Required task:
Look through the lines below and extract each one that contains "image".

Recorded data:
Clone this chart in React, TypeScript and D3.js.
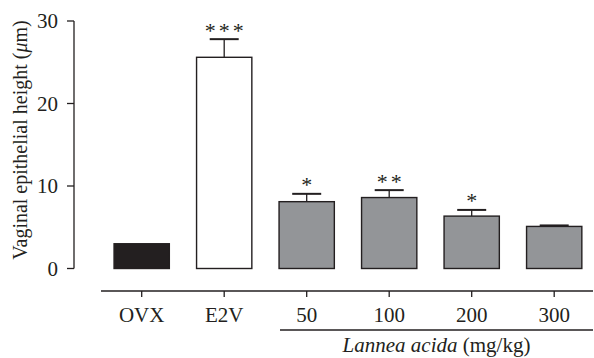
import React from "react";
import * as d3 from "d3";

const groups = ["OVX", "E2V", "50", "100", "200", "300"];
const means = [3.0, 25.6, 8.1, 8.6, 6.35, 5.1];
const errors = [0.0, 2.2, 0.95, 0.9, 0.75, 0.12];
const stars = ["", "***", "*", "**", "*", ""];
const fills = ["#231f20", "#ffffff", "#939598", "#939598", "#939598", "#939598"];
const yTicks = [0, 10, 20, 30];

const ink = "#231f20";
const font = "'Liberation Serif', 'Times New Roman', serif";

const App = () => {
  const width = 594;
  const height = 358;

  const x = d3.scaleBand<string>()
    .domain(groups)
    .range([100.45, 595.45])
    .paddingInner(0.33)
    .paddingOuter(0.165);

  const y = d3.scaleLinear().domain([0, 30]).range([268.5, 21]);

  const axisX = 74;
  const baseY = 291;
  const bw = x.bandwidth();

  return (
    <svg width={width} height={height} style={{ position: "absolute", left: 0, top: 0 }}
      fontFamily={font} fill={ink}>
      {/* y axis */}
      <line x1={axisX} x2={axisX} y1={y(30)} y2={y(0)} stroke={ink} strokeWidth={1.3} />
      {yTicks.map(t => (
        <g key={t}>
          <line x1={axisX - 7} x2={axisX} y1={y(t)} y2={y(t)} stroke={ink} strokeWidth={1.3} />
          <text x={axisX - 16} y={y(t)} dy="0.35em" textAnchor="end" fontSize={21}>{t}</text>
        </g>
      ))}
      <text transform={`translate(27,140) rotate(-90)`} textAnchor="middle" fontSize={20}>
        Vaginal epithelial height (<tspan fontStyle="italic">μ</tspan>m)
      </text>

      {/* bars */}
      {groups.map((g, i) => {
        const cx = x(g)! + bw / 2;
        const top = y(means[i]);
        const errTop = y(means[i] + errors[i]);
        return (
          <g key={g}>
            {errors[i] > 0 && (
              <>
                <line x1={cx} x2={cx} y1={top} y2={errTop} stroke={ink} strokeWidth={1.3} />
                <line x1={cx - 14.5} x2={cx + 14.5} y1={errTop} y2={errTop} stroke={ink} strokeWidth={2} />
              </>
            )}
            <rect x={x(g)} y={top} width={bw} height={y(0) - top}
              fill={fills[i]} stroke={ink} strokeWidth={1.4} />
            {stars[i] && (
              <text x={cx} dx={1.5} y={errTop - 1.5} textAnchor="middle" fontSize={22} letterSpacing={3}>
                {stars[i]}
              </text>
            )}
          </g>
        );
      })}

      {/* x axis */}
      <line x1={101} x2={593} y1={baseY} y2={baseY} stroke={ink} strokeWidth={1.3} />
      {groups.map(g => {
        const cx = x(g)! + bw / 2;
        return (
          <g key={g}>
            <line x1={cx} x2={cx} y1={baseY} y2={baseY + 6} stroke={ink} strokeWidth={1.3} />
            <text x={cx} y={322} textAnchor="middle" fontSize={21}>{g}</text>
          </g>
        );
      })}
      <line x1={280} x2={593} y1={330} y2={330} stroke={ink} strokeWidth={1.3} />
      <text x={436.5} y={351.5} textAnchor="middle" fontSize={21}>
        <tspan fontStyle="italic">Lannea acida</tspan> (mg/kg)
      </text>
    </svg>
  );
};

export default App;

* * *

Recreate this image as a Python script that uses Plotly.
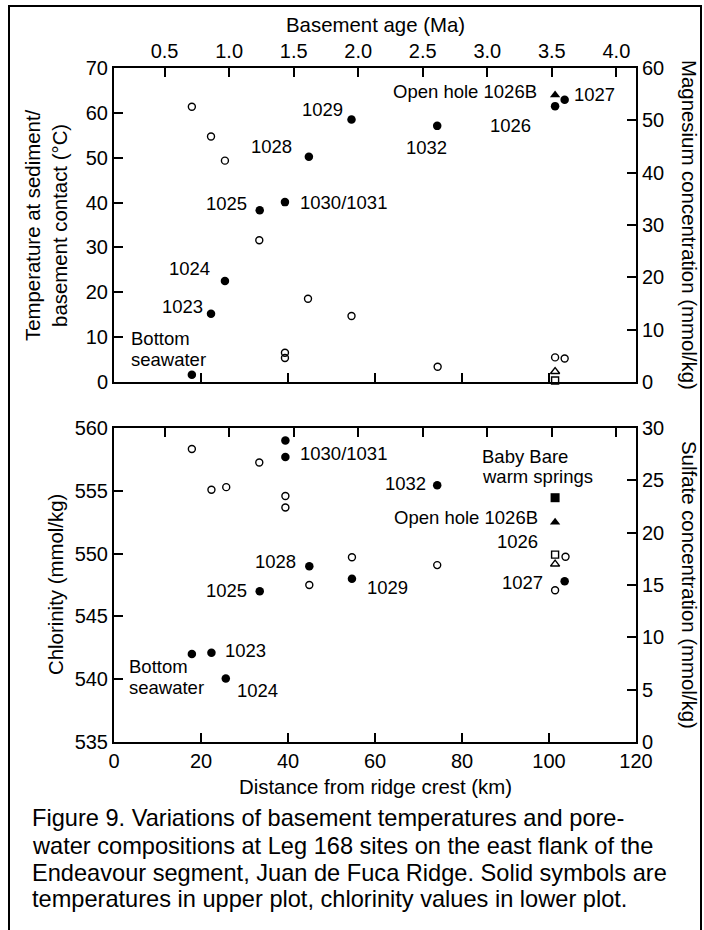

...

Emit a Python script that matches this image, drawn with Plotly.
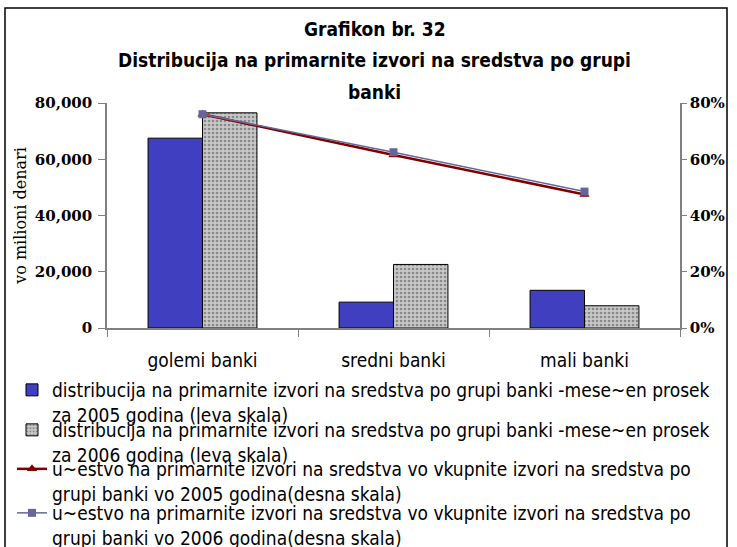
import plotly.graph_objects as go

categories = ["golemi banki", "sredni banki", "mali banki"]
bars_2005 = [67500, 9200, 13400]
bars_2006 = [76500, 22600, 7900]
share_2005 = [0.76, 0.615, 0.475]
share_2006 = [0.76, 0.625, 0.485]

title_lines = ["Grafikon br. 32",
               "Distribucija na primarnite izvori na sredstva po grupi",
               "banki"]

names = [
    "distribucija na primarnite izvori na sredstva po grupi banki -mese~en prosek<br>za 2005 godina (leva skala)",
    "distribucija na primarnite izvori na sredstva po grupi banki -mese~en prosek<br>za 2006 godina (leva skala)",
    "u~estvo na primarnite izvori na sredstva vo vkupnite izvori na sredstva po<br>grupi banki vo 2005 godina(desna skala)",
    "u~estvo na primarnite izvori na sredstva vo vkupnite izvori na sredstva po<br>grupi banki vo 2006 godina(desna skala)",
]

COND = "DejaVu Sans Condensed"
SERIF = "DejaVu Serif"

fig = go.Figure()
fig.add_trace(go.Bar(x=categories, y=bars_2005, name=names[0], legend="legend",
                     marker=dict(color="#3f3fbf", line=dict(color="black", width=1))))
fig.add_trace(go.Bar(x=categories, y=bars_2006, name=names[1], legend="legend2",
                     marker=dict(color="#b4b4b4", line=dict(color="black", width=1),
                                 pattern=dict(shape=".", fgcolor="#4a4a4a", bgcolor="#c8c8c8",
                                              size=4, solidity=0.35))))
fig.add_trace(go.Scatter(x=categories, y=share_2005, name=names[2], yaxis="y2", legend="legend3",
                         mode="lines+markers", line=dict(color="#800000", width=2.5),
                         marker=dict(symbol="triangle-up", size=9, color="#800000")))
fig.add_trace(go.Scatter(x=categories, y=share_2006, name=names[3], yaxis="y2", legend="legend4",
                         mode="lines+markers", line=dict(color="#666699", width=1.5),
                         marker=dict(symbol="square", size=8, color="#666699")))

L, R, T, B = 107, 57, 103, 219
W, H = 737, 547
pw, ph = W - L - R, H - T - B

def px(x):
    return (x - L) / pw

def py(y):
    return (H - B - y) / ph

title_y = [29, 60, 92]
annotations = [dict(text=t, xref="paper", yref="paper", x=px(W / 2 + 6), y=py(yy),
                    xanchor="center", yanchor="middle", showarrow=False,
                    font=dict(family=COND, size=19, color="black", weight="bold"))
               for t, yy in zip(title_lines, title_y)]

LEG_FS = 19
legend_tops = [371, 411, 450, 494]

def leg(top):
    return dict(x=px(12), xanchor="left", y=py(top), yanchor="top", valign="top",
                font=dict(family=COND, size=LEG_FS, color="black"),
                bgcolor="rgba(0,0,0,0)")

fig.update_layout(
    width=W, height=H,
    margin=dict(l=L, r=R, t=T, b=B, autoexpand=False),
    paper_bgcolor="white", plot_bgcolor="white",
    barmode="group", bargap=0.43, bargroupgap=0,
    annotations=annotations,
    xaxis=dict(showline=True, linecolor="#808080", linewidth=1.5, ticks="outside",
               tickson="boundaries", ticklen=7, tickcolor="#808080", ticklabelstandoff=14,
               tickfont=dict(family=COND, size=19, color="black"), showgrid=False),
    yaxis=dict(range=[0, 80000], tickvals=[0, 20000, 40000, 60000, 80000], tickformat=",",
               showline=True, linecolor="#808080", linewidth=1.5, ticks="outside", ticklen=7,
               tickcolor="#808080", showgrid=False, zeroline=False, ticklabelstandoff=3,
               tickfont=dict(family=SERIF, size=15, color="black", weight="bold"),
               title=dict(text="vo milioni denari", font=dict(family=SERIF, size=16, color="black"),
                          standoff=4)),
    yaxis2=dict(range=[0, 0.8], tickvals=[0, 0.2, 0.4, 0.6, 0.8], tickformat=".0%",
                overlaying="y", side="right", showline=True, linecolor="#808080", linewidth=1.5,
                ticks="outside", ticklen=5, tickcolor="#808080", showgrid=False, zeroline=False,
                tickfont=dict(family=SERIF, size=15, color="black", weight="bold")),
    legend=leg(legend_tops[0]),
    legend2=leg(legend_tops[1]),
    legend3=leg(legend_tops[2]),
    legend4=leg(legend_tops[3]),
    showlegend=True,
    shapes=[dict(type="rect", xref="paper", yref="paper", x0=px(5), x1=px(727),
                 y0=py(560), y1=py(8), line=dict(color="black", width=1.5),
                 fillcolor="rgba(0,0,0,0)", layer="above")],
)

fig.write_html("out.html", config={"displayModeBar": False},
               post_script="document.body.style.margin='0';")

Output:
Recreate this image as a Python script that uses Plotly.
Emit a Python script that matches this image, drawn with Plotly.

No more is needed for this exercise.